Exercise goal :: Quote the data exactly, first line to the line containing "68.3, 67.8, 63.8]", with no pictures.

........

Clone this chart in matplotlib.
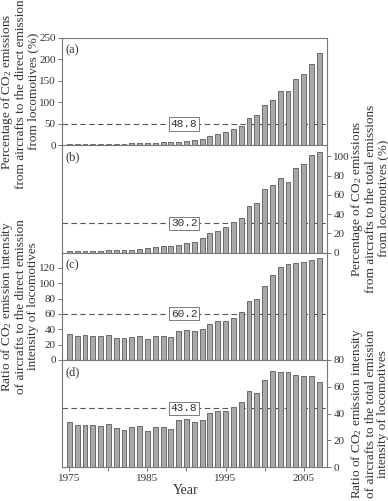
import matplotlib
matplotlib.use("Agg")
import matplotlib.pyplot as plt
import numpy as np

plt.rcParams['font.family'] = ['Liberation Serif', 'DejaVu Serif']
plt.rcParams['mathtext.fontset'] = 'custom'
plt.rcParams['mathtext.rm'] = 'Liberation Serif'
plt.rcParams['mathtext.it'] = 'Liberation Serif:italic'

years = list(range(1975, 2008))

pct_direct = [1.5, 1.5, 1.5, 2, 2.5, 3, 3, 3, 4, 4, 5, 5.5, 7.5, 7.5, 7.5, 10, 12,
              14.5, 22, 26, 31, 37.5, 45, 62.5, 70, 94, 106, 126, 126, 155, 165, 189, 214]
pct_total = [1.4, 1.4, 1.7, 1.7, 2.0, 2.4, 2.8, 2.8, 3.1, 3.8, 4.5, 5.6, 7.0, 7.0, 7.7, 9.7, 11,
             15, 19.8, 22.6, 27, 31.6, 35.8, 48.7, 51.8, 66, 70.3, 76.9, 73.7, 87.3, 92.2, 101.2, 104.7]
ratio_direct = [33.6, 31, 32.3, 31.5, 31, 32.3, 28.4, 28, 30.2, 31, 27.2, 31, 31, 29.7, 37.9, 38.8, 37.5,
                40, 47, 50.4, 50.9, 54.3, 62, 76.3, 78.9, 96, 111, 121.5, 125.4, 126.7, 128, 129.7, 132.3]
ratio_total = [33.8, 31.3, 31.5, 31.3, 30.8, 32, 29.3, 27.8, 30, 30.8, 27, 30, 30, 28.5, 35.3, 36, 33.8,
               35.3, 40.5, 42.3, 42.3, 45, 48.8, 57, 55.5, 65.3, 72, 70.8, 71, 69, 68.3, 67.8, 63.8]

means = [48.8, 30.2, 60.2, 43.8]
mean_labels = ['48.8', '30.2', '60.2', '43.8']
panel_tags = ['(a)', '(b)', '(c)', '(d)']
ylabels = [
    "Percentage of CO$_2$ emissions\nfrom aircrafts to the direct emissions\nfrom locomotives (%)",
    "Percentage of CO$_2$ emissions\nfrom aircrafts to the total emissions\nfrom locomotives (%)",
    "Ratio of CO$_2$ emission intensity\nof aircrafts to the direct emission\nintensity of locomotives",
    "Ratio of CO$_2$ emission intensity\nof aircrafts to the total emission\nintensity of locomotives",
]
series = [pct_direct, pct_total, ratio_direct, ratio_total]
ylims = [(0, 250), (0, 111.6), (0, 140), (0, 80)]
yticks = [np.arange(0, 251, 50), np.arange(0, 101, 20), np.arange(0, 121, 20), np.arange(0, 81, 20)]
sides = ['left', 'right', 'left', 'right']

W, H = 388, 501
fig = plt.figure(figsize=(W / 100, H / 100), dpi=100)

left = 62 / W
width = (327 - 62) / W
top_px = 37.7
bot_px = 467.3
ph = (bot_px - top_px) / 4

spine_c = '#777777'
text_c = '#333333'

axes = []
for i in range(4):
    y0 = 1 - (top_px + (i + 1) * ph) / H
    ax = fig.add_axes([left, y0, width, ph / H])
    axes.append(ax)
    ax.bar(years, series[i], width=0.62, color='#a9a9a9', edgecolor='#5a5a5a', linewidth=0.6, zorder=2)
    ax.axhline(means[i], color='#555555', linestyle=(0, (5, 3)), linewidth=0.8, zorder=1)
    ax.text(1989.7, means[i], mean_labels[i], family='Liberation Mono', fontsize=8,
            ha='center', va='center', color=text_c, zorder=3,
            bbox=dict(boxstyle='square,pad=0.15', facecolor='white', edgecolor='#666666', linewidth=0.6))
    ax.set_xlim(1974.05, 2008)
    ax.set_ylim(*ylims[i])
    ax.set_yticks(yticks[i])
    for s in ax.spines.values():
        s.set_color(spine_c)
        s.set_linewidth(0.8)
    if sides[i] == 'right':
        ax.yaxis.tick_right()
    ax.tick_params(axis='y', direction='out', length=3, width=0.7, color=spine_c,
                   labelsize=8, labelcolor=text_c, pad=1.5)
    ax.text(0.012, 0.94, panel_tags[i], transform=ax.transAxes, fontsize=9,
            ha='left', va='top', color=text_c)
    ax.set_xticks(range(1975, 2006, 5))
    if i < 3:
        ax.tick_params(axis='x', bottom=False, labelbottom=False)
    else:
        ax.set_xticklabels([str(y) if (y - 1975) % 10 == 0 else '' for y in range(1975, 2006, 5)])
        ax.tick_params(axis='x', direction='out', length=3, width=0.7, color=spine_c,
                       labelsize=8, labelcolor=text_c, pad=2)
    # y labels
    cy = 1 - (top_px + (i + 0.5) * ph) / H
    xpos = 19.5 / W if sides[i] == 'left' else 369 / W
    fig.text(xpos, cy, ylabels[i], rotation=90, ha='center', va='center',
             multialignment='center', fontsize=9.5, color=text_c, linespacing=1.0)

fig.text(186 / W, 1 - 490 / H, 'Year', ha='center', va='center', fontsize=10, color=text_c)

fig.savefig('out.png', dpi=100)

........

Problem solution ::
Clone this chart in matplotlib.
import matplotlib
matplotlib.use("Agg")
import matplotlib.pyplot as plt
import numpy as np

plt.rcParams['font.family'] = ['Liberation Serif', 'DejaVu Serif']
plt.rcParams['mathtext.fontset'] = 'custom'
plt.rcParams['mathtext.rm'] = 'Liberation Serif'
plt.rcParams['mathtext.it'] = 'Liberation Serif:italic'

years = list(range(1975, 2008))

pct_direct = [1.5, 1.5, 1.5, 2, 2.5, 3, 3, 3, 4, 4, 5, 5.5, 7.5, 7.5, 7.5, 10, 12,
              14.5, 22, 26, 31, 37.5, 45, 62.5, 70, 94, 106, 126, 126, 155, 165, 189, 214]
pct_total = [1.4, 1.4, 1.7, 1.7, 2.0, 2.4, 2.8, 2.8, 3.1, 3.8, 4.5, 5.6, 7.0, 7.0, 7.7, 9.7, 11,
             15, 19.8, 22.6, 27, 31.6, 35.8, 48.7, 51.8, 66, 70.3, 76.9, 73.7, 87.3, 92.2, 101.2, 104.7]
ratio_direct = [33.6, 31, 32.3, 31.5, 31, 32.3, 28.4, 28, 30.2, 31, 27.2, 31, 31, 29.7, 37.9, 38.8, 37.5,
                40, 47, 50.4, 50.9, 54.3, 62, 76.3, 78.9, 96, 111, 121.5, 125.4, 126.7, 128, 129.7, 132.3]
ratio_total = [33.8, 31.3, 31.5, 31.3, 30.8, 32, 29.3, 27.8, 30, 30.8, 27, 30, 30, 28.5, 35.3, 36, 33.8,
               35.3, 40.5, 42.3, 42.3, 45, 48.8, 57, 55.5, 65.3, 72, 70.8, 71, 69, 68.3, 67.8, 63.8]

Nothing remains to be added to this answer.